C’était un bâtiment relativement long et étroit, caractérisé par un fond plat. Ronde et ventrue sous la ligne de flottaison, la coque s’amincissait au-dessus de l’eau, de sorte que le bateau présentait un pont étroit et une proue effilée ; le château arrière était également haut et étroit. L’objectif de cette forme particulière était de diminuer les taxes de péage dans les ports ou les détroits, qui dépendaient des dimensions du bateau.

La construction des flûtes fut largement standardisée avec la mécanisation des scieries utilisant l’énergie du vent. Elles étaient faites en pin, car c’est un bois abondant, économique et facile à travailler. La flûte était réputée pour ses qualités marines, bien qu’elle ne fût pas très rapide. Elle gréait trois mâts portant généralement deux voiles carrées, et, comme son gréement était relativement sommaire, elle était simple à manœuvrer et pouvait naviguer avec un équipage réduit.

Les plus grandes flûtes naviguant sur des routes dangereuses disposaient d’un pont de batterie, mais la présence de canons supposait un équipage plus important et une cargaison réduite. La plupart n’étaient pas armées, ce qui en faisaient des cibles recherchées par les pirates.
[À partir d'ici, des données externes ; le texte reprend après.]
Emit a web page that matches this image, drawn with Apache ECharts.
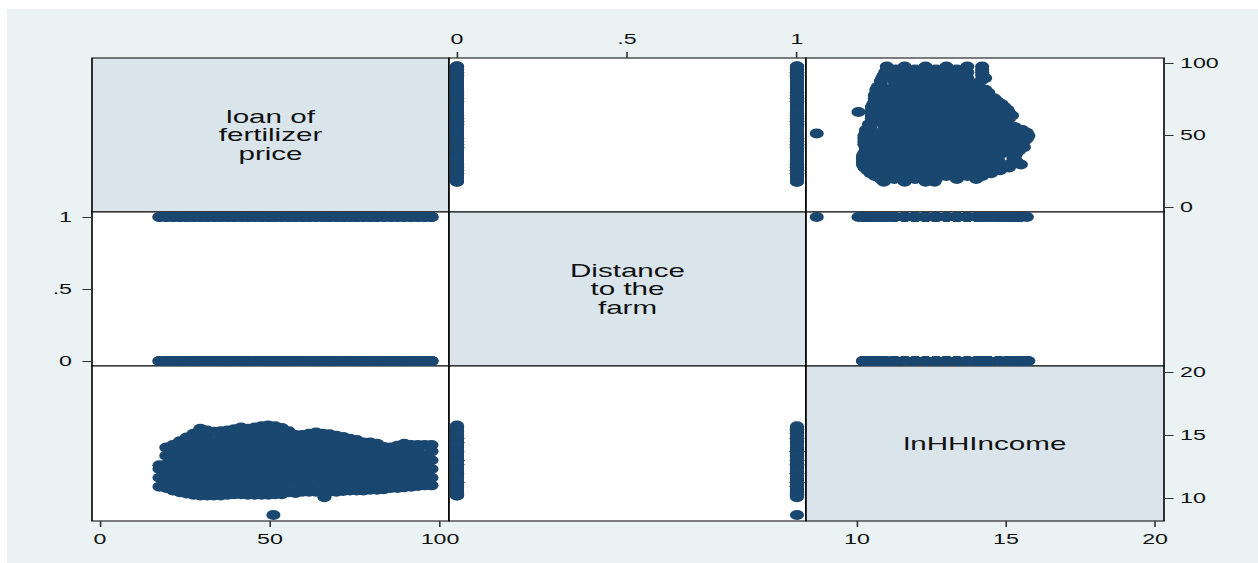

Pour l’expédition de Lapérouse, le choix de la flûte se révéla crucial. Lapérouse étant contemporain des expéditions de Bougainville et de Cook, il avait eu vent des navires choisis par ces derniers (une frégate et une flûte pour Bougainville et des charbonniers pour Cook). Il choisit des flûtes pour leurs qualités de stockage très important et en connaissant les capacités marines de celles-ci.